La guía de viaje, ya dije, es un instrumento útil, pero es un objeto que se vuelve inútil muy pronto. Son libros fungibles, esto es: pasan dos años y no sirven para nada. ¿Por qué? Pues por razones evidentes: hay hoteles y restaurantes que han cerrado, trenes que ya no se utilizan, líneas aéreas quebradas, barcos que han dejado de operar, precios que han subido (casi nunca bajan) y cambios políticos que transforman las fronteras. Por ejemplo, ¿para qué serviría hoy una guía de la antigua URSS o de la vieja Yugoslavia o de la Alemania anterior a 1989? Son naciones transformadas hace años, como consecuencia de la caída del universo comunista y del fin de la Guerra Fría.
Con ello quiero dejar claro que, en mi opinión, una guía no es un objeto para conservar y venerar como un libro, sino una suerte de material de usar y tirar… que, vuelvo a decirlo, pesa mucho.

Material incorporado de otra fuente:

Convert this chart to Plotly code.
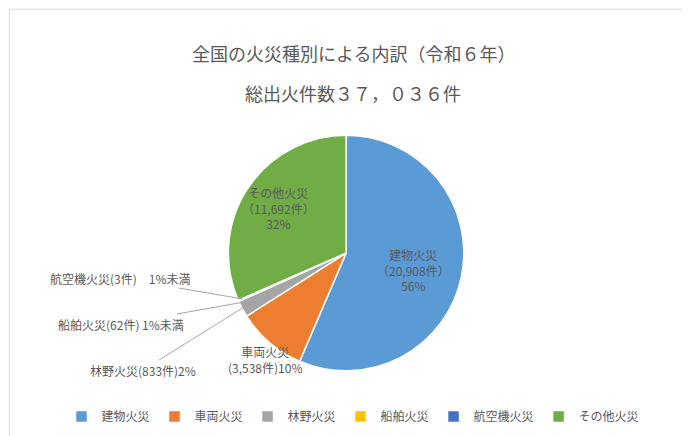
import plotly.graph_objects as go

labels = ["建物火災", "車両火災", "林野火災", "船舶火災", "航空機火災", "その他火災"]
values = [20908, 3538, 833, 62, 3, 11692]
colors = ["#5B9BD5", "#ED7D31", "#A5A5A5", "#FFC000", "#4472C4", "#70AD47"]
title_lines = ["全国の火災種別による内訳（令和６年）", "総出火件数３７，０３６件"]

W, H = 690, 436
gray = "#595959"
font = "Noto Sans CJK JP"

fig = go.Figure(go.Pie(
    labels=labels, values=values, sort=False, direction="clockwise", rotation=0,
    marker=dict(colors=colors, line=dict(color="white", width=1.5)),
    textinfo="none", hoverinfo="label+value+percent",
    domain=dict(x=[0.319, 0.661], y=[0.168, 0.708]),
))

def px_(x, y):
    return x / W, 1 - y / H

anns = []
for txt, y in zip(title_lines, [30, 70]):
    anns.append(dict(x=0.5, y=1 - y / H, xref="paper", yref="paper", text=txt, showarrow=False,
                     font=dict(size=18, color=gray, family=font)))

for txt, (x, y) in [
    ("建物火災<br>（20,908件）<br>56%", (405, 262)),
    ("その他火災<br>（11,692件）<br>32%", (270, 200)),
    ("車両火災<br>(3,538件)10%", (257, 370)),
]:
    ax, ay = px_(x, y)
    anns.append(dict(x=ax, y=ay, xref="paper", yref="paper", text=txt, showarrow=False,
                     font=dict(size=12, color=gray, family=font)))

for txt, tip, off in [
    ("林野火災(833件)2%", (236, 299), (-101, 63)),
    ("船舶火災(62件) 1%未満", (236, 294), (-123, 22)),
    ("航空機火災(3件)　1%未満", (235, 291), (-123, -21)),
]:
    ax, ay = px_(*tip)
    anns.append(dict(x=ax, y=ay, xref="paper", yref="paper", text=txt, showarrow=True,
                     arrowhead=0, arrowwidth=1, arrowcolor="#A6A6A6", ax=off[0], ay=off[1],
                     font=dict(size=12, color=gray, family=font)))

fig.update_layout(
    width=W, height=H,
    margin=dict(l=0, r=0, t=0, b=0),
    paper_bgcolor="white",
    legend=dict(orientation="h", x=0.5, xanchor="center", y=0.03, yanchor="bottom",
                font=dict(size=12, color=gray, family=font), itemwidth=30,
                entrywidth=0, tracegroupgap=0),
    annotations=anns,
    shapes=[dict(type="rect", xref="paper", yref="paper", x0=0.002, y0=0.003, x1=0.998, y1=0.997,
                 line=dict(color="#D9D9D9", width=1))],
)

fig.write_html("out.html")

Yo estudio bien los lugares adonde pienso ir. Y entonces, una vez decidido mi itinerario, voy arrancando las hojas de la guía que me serán de utilidad y el resto del texto va a la papelera. Es cierto que, a menudo, me gusta cambiar los itinerarios e improvisar parte del viaje. Pero en la improvisación está la sorpresa, que es la salsa de todo viaje, y caminar abrazado por la ignorancia tiene también su encanto. A menudo, mis mejores experiencias viajeras me las ha proporcionado la improvisación.
Arrancadas las páginas útiles y desechadas las inútiles, el libro suele quedar en una tercera parte y es más manejable.
Y ahora viene una segunda parte. Yo siempre viajo para escribir a mi vuelta. Y cada día voy tomando notas en mi cuaderno de bitácora. Quiere decirse que anoto lo sustancial de lo que veo y de lo que leo. De modo que las hojas de la guía que llevaba conmigo me van sobrando según abandono los lugares sobre los que informaban. Y van al fuego.
Siempre viajo con ropa usada, que voy soltando en el camino según se acerca el día del regreso; también, en los últimos días regalo los medicamentos de mi botiquín; y tampoco compro recuerdos, siguiendo el consejo de John Huston cuando decía: “a mi edad no compro nada que no se pueda beber”… Por todo ello, entro en Madrid “casi desnudo, como los hijos de la mar”.
¿Mis guías? En España, las de Anaya Touring. Y para el extranjero, Lonely Planet.